Before You Drive
Being prepared is the first step in learning how to drive. The following tips should help you get ready to get behind the wheel.
Do your homework
- Learn about your province or territory’s licensing process—there may be special rules for teens. Most licensing programs are designed to gradually develop your driving skills and can take a year or more to complete.
- You should also learn about the financial and legal responsibilities drivers have in your province or territory.
- Ask your parents to share their driving experiences with you, especially the reasons behind the decisions they make while driving. Your parents, or other important adults in your life, may have years of driving experience and can be very helpful when you’re getting ready to drive.
Be a smart passenger
- Always wear your seat belt when riding in a car. Aside from it being the law, forming the habit now could very well save your life should you get into an accident while you’re driving.
- Be observant of other drivers, roadway conditions, and traffic signs and signals. This will help you learn what to expect when you start driving.
- Avoid riding with friends until they become more experienced drivers, even if the law in your province or territory allows you to ride with teen drivers. You’ll be able to learn more about driving by riding with more experienced adults.
- Never distract the driver or encourage them to take risks, in any situation – whether you’re riding with teens or adults.
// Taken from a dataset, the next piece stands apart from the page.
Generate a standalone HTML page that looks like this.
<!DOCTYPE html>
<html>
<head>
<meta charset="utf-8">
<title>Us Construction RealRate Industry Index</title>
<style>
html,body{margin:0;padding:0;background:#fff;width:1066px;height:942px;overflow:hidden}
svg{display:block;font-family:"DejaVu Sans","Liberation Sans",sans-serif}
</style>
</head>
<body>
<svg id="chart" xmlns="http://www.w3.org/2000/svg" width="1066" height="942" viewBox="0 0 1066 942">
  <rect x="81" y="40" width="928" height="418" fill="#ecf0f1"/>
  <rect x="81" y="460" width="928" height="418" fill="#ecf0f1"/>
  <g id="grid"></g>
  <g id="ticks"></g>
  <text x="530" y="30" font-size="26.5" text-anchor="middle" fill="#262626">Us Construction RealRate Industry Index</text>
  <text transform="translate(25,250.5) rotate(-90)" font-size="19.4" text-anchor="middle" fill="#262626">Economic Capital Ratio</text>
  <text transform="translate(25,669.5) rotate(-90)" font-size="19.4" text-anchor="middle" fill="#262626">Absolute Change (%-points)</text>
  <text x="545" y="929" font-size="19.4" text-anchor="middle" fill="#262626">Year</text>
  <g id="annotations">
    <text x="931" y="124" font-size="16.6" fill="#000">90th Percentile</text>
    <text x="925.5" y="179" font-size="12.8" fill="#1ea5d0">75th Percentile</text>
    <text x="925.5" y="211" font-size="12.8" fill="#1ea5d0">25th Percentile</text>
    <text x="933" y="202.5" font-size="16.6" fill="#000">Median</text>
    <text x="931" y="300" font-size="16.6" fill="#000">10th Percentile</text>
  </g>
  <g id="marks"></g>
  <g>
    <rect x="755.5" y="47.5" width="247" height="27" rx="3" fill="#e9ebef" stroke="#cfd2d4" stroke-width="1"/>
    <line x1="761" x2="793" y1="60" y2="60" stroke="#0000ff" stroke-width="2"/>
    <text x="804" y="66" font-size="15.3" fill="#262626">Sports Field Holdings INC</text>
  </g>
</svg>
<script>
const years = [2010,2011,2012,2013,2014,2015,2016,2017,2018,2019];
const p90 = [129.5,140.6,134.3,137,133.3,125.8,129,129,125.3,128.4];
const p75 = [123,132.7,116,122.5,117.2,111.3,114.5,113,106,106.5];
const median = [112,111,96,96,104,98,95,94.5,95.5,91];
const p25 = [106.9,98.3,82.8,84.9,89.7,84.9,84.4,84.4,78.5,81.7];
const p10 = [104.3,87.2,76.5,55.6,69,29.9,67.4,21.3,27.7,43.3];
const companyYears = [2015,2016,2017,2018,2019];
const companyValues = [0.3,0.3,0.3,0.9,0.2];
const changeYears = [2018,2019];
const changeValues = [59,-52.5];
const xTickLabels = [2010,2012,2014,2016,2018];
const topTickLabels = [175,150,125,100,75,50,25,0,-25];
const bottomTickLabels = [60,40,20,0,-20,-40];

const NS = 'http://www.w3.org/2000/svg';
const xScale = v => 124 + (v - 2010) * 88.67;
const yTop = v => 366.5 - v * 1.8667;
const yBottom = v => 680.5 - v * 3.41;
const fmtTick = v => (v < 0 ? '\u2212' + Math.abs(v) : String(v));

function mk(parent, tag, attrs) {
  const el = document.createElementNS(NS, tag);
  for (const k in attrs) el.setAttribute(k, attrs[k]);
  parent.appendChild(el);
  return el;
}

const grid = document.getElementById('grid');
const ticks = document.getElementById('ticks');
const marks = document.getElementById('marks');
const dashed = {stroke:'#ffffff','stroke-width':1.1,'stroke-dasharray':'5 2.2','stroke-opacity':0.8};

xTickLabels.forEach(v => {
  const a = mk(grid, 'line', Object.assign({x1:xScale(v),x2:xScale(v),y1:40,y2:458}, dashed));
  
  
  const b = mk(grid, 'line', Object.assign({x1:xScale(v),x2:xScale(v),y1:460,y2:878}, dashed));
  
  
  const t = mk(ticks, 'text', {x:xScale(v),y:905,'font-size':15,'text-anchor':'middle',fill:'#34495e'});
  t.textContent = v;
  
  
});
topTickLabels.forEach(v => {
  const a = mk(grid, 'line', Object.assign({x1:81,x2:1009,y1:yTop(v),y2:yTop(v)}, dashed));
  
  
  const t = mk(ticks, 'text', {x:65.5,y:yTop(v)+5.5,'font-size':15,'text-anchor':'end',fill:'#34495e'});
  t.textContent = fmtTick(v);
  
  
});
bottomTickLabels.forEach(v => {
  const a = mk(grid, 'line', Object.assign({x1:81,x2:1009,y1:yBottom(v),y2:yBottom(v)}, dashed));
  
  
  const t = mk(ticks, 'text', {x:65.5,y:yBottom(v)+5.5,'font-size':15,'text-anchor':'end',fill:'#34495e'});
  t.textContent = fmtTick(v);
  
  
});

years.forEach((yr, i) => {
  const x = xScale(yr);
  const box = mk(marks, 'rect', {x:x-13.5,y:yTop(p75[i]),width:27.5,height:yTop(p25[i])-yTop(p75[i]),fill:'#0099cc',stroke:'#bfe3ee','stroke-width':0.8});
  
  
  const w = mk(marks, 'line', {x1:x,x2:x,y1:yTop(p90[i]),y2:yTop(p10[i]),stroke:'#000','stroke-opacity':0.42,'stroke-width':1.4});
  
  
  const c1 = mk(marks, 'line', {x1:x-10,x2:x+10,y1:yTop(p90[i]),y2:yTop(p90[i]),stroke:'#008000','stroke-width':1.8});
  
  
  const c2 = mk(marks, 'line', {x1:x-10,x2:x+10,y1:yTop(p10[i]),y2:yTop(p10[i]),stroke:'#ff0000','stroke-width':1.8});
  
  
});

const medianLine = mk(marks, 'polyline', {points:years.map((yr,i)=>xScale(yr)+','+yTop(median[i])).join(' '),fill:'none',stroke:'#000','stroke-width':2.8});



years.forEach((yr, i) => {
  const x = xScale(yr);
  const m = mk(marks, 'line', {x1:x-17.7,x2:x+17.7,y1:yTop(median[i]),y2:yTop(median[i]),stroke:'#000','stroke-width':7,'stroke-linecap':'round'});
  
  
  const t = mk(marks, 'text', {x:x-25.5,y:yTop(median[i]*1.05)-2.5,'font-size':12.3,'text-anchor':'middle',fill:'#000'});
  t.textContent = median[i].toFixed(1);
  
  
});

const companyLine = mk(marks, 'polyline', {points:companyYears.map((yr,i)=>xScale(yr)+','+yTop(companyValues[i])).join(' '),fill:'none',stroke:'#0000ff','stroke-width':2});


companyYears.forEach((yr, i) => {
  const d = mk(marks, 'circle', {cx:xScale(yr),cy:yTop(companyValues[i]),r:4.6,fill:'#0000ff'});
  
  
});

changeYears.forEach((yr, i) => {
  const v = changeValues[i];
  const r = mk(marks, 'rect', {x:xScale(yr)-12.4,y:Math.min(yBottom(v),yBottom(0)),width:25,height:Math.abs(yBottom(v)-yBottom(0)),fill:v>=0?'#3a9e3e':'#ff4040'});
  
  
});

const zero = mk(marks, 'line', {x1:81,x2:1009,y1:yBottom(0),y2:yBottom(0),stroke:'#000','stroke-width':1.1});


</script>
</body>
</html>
Prepare a family driving agreement
It’s a good idea to sit down with your parents and agree to a set of expectations around your driving. You may want to agree on things like how late you’re allowed to stay out driving, whether or not you’ll be expected to pay for a portion of gas and insurance, and how far from home you can drive. Having a family driving agreement will result in fewer things to worry about when you’re driving, allowing you to focus on gaining confidence and experience as a driver.